Reproducible builds on Debian for GSoC 2015

Sunday, May 10, 2015

This is the first blog post of a series I will be writing about my experiences contributing to Debian for Google Summer of Code 2015.

A bit about myself

I’m a Spanish student doing a master’s in Computer Science in Barcelona. I graduated on Electrical Engineering (we call it Telecommunications here). I’ve always been interested in computing and programming and I have worked on several projects on my own using C, python and go. My main interests in the field are programming languages, security, cryptography, distributed and decentralized systems and embedded systems.

I’m an advocate of free software, I try to use it as much as I’m able to in my devices and also try to convince my friends and family of its benefits. I have been using GNU/Linux for nearly ten years as my main operating system and I have tried several *BSD’s recently.

One of my latest personal projects is a gameboy emulator written in C (still work in progress) which already plays many games (without sound though) . You can find other minor projects in my github page (I try to publish all the code I write online, under free software licence)

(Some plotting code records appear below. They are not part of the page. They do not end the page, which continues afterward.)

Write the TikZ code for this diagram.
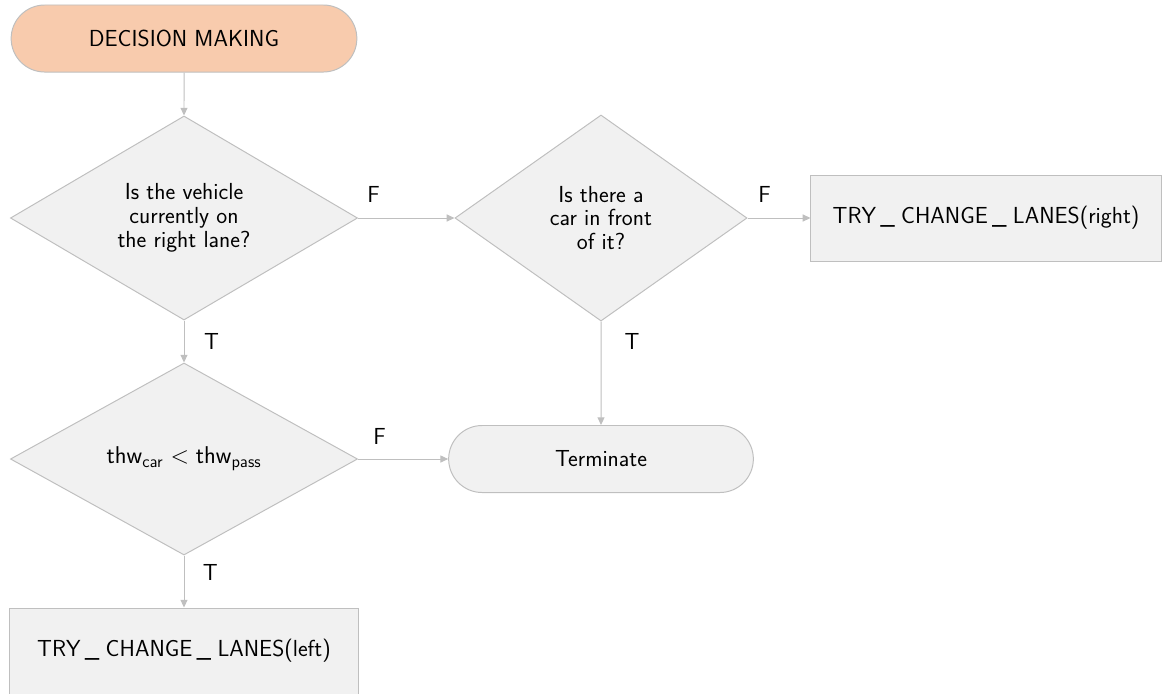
\documentclass[tikz,border=0pt]{standalone}
\usetikzlibrary{shapes.geometric,shapes.misc,arrows.meta}
\definecolor{peach}{HTML}{F8CBAD}
\definecolor{shapefill}{HTML}{F1F1F1}
\definecolor{edgegray}{HTML}{BFBFBF}
\newcommand{\flowfont}{\sffamily\fontsize{16.5}{17}\selectfont}
\newcommand{\uscore}{\kern3pt\_\kern4.5pt}
\begin{document}
\begin{tikzpicture}[x=0.025cm, y=-0.025cm,
  term/.style={rounded rectangle, draw=edgegray, fill=shapefill, line width=0.7pt, minimum height=1.675cm, font=\flowfont},
  decision/.style={diamond, draw=edgegray, fill=shapefill, line width=0.7pt, inner sep=0pt, align=center, font=\flowfont},
  action/.style={rectangle, draw=edgegray, fill=shapefill, line width=0.7pt, minimum height=2.15cm, font=\flowfont},
  flow/.style={draw=edgegray, line width=0.7pt, -{Triangle[length=5.5pt, width=5pt]}},
  lbl/.style={inner sep=0pt, font=\flowfont}]
  \useasboundingbox (0,0) rectangle (1162,693);

  % nodes
  \node[term, fill=peach, minimum width=8.875cm] (start) at (184,38.5) {DECISION MAKING};
  \node[decision, minimum width=8.675cm, minimum height=5.1cm] (lane) at (184,218) {Is the vehicle\\currently on\\the right lane?};
  \node[decision, minimum width=7.3cm, minimum height=5.15cm] (front) at (601,218) {Is there a\\car in front\\of it?};
  \node[action, minimum width=8.75cm] (right) at (986,218) {TRY\uscore CHANGE\uscore LANES(right)};
  \node[decision, minimum width=8.675cm, minimum height=4.8cm] (thw) at (184,459) {$\mathsf{thw}_{\mathsf{car}} < \mathsf{thw}_{\mathsf{pass}}$};
  \node[term, minimum width=7.85cm] (stop) at (601,459) {Terminate};
  \node[action, minimum width=8.7cm] (left) at (184,651) {TRY\uscore CHANGE\uscore LANES(left)};

  % connectors
  \draw[flow] (start) -- (lane);
  \draw[flow] (lane) -- node[lbl, pos=0.16, above=0.38cm] {F} (front);
  \draw[flow] (front) -- node[lbl, pos=0.27, above=0.38cm] {F} (right);
  \draw[flow] (front) -- node[lbl, pos=0.19, right=0.58cm] {T} (stop);
  \draw[flow] (lane) -- node[lbl, pos=0.51, right=0.49cm] {T} (thw);
  \draw[flow] (thw) -- node[lbl, pos=0.24, above=0.36cm] {F} (stop);
  \draw[flow] (thw) -- node[lbl, pos=0.32, right=0.46cm] {T} (left);
\end{tikzpicture}
\end{document}
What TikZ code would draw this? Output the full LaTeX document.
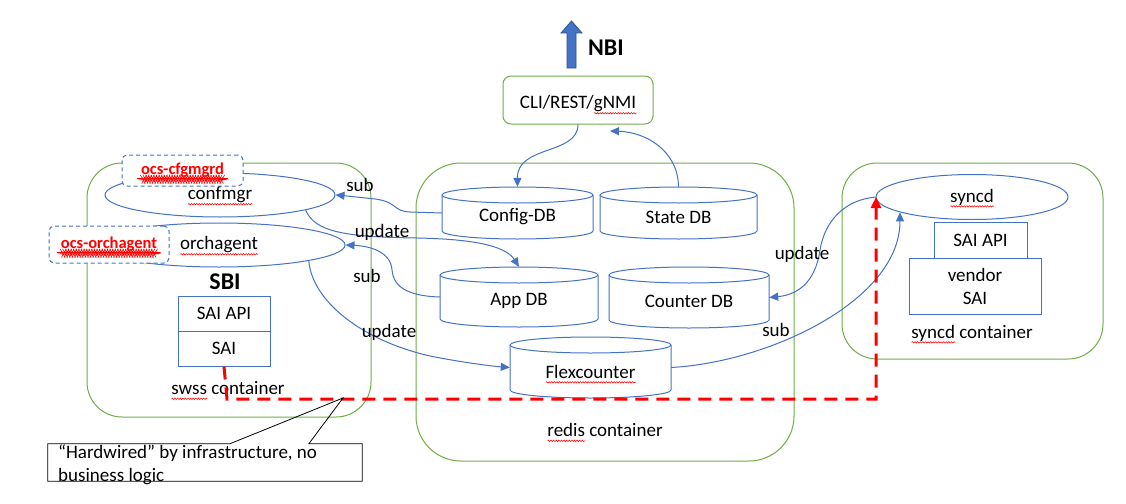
\documentclass[tikz,border=0pt]{standalone}
\usepackage{fontspec}
\setmainfont{Carlito}
\usetikzlibrary{arrows.meta,shapes.geometric,decorations.pathmorphing,calc}
\definecolor{ogreen}{HTML}{70AD47}
\definecolor{oblue}{HTML}{4472C4}
\definecolor{odblue}{HTML}{2F528F}
\newlength\sqlen
\newcommand\sqg[1]{\settowidth\sqlen{#1}\rlap{\raisebox{0pt}[0pt][0pt]{\tikz[baseline=0pt]\draw[red,line width=0.55pt,decorate,decoration={snake,amplitude=0.7pt,segment length=2.6pt}] (0pt,-4.3pt)--(\sqlen,-4.3pt);}}#1}
\newcommand\dbcyl[6]{%
  \node[minimum width={(#3-#2)*1pt}, minimum height={(#5-#4)*1pt}] (#1) at ({(#2+#3)/2},{(#4+#5)/2}) {};
  \draw[bl] (#2,#4+8) -- (#2,#5-8) arc[start angle=180,end angle=360,x radius={(#3-#2)/2*1pt},y radius=8pt] -- (#3,#4+8);
  \draw[bl] ({(#2+#3)/2},#4+8) ellipse[x radius={(#3-#2)/2*1pt},y radius=8pt];
  \node (#1-t) at ({(#2+#3)/2},{(#4+#5)/2+4}) {#6};
}
\begin{document}
\begin{tikzpicture}[x=1pt,y=-1pt,
  every node/.style={font=\fontsize{19}{23}\selectfont, inner sep=0pt},
  cont/.style={draw=ogreen, line width=1pt},
  bl/.style={draw=oblue, line width=1pt},
  conn/.style={draw=oblue, line width=1pt, -{Triangle[length=9pt,width=8pt,fill=oblue]}},
  ocsbox/.style={draw=oblue, line width=1pt, dash pattern=on 4pt off 3pt, rounded corners=5pt, fill=white, text=red, font=\fontsize{16.5}{20}\selectfont\bfseries},
  reddash/.style={draw=red, line width=3pt, dash pattern=on 13pt off 8pt, -{Triangle[length=11pt,width=10pt,fill=red]}},
  boldlbl/.style={font=\fontsize{24}{28}\selectfont\bfseries}]
\useasboundingbox (0,0) rectangle (1126,503);
\fill[white] (0,0) rectangle (1126,503);

% containers
\node[cont, rounded corners=35pt, minimum width=284pt, minimum height=254pt] (swss) at (229,290) {};
\node[cont, rounded corners=45pt, minimum width=378pt, minimum height=298pt] (redis) at (605,312) {};
\node[cont, rounded corners=35pt, minimum width=261pt, minimum height=196pt] (syncdc) at (972.5,261) {};
\node[cont, rounded corners=8pt, minimum width=150pt, minimum height=48pt] (cli) at (578,100) {};
\node (clilbl) at (578,104) {CLI/REST/\sqg{gNMI}};

% NBI arrow
\fill[oblue, draw=odblue, line width=0.8pt] (567,68) -- (567,33) -- (561,33) -- (571.5,21) -- (582,33) -- (576,33) -- (576,68) -- cycle;
\node[boldlbl] (nbi) at (606,48) {NBI};

% databases
\dbcyl{config}{442}{593}{187}{239}{Config-DB}
\dbcyl{state}{600}{757}{187}{239}{State DB}
\dbcyl{app}{440}{598}{267}{327}{App DB}
\dbcyl{counter}{609}{769}{267}{328}{Counter DB}
\dbcyl{flex}{510}{671}{337}{398}{\sqg{Flexcounter}}

% ellipses
\node[ellipse, bl, minimum width=230pt, minimum height=44pt] (confmgr) at (220,195) {\sqg{confmgr}};
\node[ellipse, bl, minimum width=252pt, minimum height=44pt] (orch) at (219,245) {\sqg{orchagent}};
\node[ellipse, bl, minimum width=192pt, minimum height=45pt] (syncd) at (972,197) {\sqg{syncd}};

% SAI boxes
\node[bl, minimum width=92pt, minimum height=35pt] (saiapi) at (224,313.5) {SAI API};
\node[bl, minimum width=92pt, minimum height=35pt] (sai) at (224,348.5) {SAI};
\node[bl, minimum width=93pt, minimum height=36pt] (ssaiapi) at (980.5,240) {SAI API};
\node[bl, minimum width=132pt, minimum height=56pt, align=center] (vsai) at (975,286) {vendor\\SAI};

\node[boldlbl] (sbi) at (225,282) {SBI};
\node (swsslbl) at (228,388) {\sqg{swss} container};
\node (redislbl) at (605,430) {\sqg{redis} container};
\node (syncdlbl) at (972,333) {\sqg{syncd} container};

% connectors
\coordinate (clitip) at (610,131);
\draw[conn] (cli.south) .. controls (578,155) and (517,145) .. (config.north);
\draw[conn] (state.north) .. controls (678,150) and (645,132) .. (clitip);
\draw[conn] (config.west) -- (410,212) .. controls (392,211) and (398,202) .. (375,199) .. controls (360,197) .. (confmgr.east);
\draw[conn] (confmgr.-10.6) .. controls (315,232) and (345,237) .. (417,238) .. controls (470,239) and (505,245) .. (app.north);
\draw[conn] (app.west) .. controls (405,296) and (393,285) .. (392,270) .. controls (391,252) and (370,246) .. (orch.east);
\draw[conn] (orch.-10.1) .. controls (312,300) and (360,340) .. (430,356) .. controls (460,362) and (490,366) .. (flex.west);
\draw[conn] (syncd.west) .. controls (845,200) and (825,220) .. (820,250) .. controls (815,285) and (795,295) .. (counter.east);
\draw[conn] (flex.east) .. controls (770,362) and (900,300) .. (syncd.192.7);

\node (l1) at (360,185) {sub};
\node (l2) at (382,232) {update};
\node (l3) at (367,276) {sub};
\node (l4) at (389,332) {update};
\node (l5) at (802,254) {update};
\node (l6) at (776,330) {sub};

% ocs boxes
\node[ocsbox, minimum width=121pt, minimum height=31pt] (ocscfg) at (182.5,170.5) {\sqg{ocs-cfgmgrd}};
\node[ocsbox, minimum width=120pt, minimum height=37pt] (ocsorch) at (109,244.5) {\sqg{ocs-orchagent}};

% red hardwired path
\coordinate (rc1) at (227,399);
\coordinate (rc2) at (876,399);
\draw[reddash] (sai.south) -- (rc1) -- (rc2) -- (rc2 |- syncd.west);

% callout
\coordinate (tip) at (343,398);
\node[minimum width=314pt, minimum height=37pt] (hw) at (205,462.5) {};
\draw[black, line width=0.8pt] (hw.north west) -- ++(182,0) -- (tip) -- ($(hw.north west)+(261,0)$) -- (hw.north east) -- (hw.south east) -- (hw.south west) -- cycle;
\node[anchor=base west] (hwt1) at (58,458) {“Hardwired” by infrastructure, no};
\node[anchor=base west] (hwt2) at (58,481) {business logic};
\end{tikzpicture}
\end{document}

After so many years of using free software and benefiting from it, I thought it was about time to contribute back! That’s why I gave GSoC a try and applied to work on the Reproducible Builds project for Debian :) And I got accepted!

Reproducible Builds

The idea behind this project is that currently many packages aren’t built in a reproducible manner; that is, they contain timestamps, building machine name, unique IDs, and results from other processes that happen differently between machines, like file ordering in compressed files. The project aims to patch all the Debian packages / the building scripts in order to generate the same binary (bit by bit) independently of the machine, timezone, etc where it is built. This way, a cryptographic hash of the built package can be distributed and many people can rebuild the package to verify that the binary in the repositories indeed corresponds to the right source code by means of comparing the hash.

Motivation

One of the main advantages of the free software is that source code is available for peer review. This makes it easier for users to trust their software, as they can check the source to verify that the program is not doing anything bad. Even if the user doesn’t do that, they can trust the wider community with that task. But many distributions serve packages in binary form, so how do we know that the binary comes from the publicly available source code? The current solution is that the developers who build the packages sign them cryptographically; but this lands all the trust to the developer and the machines used for building.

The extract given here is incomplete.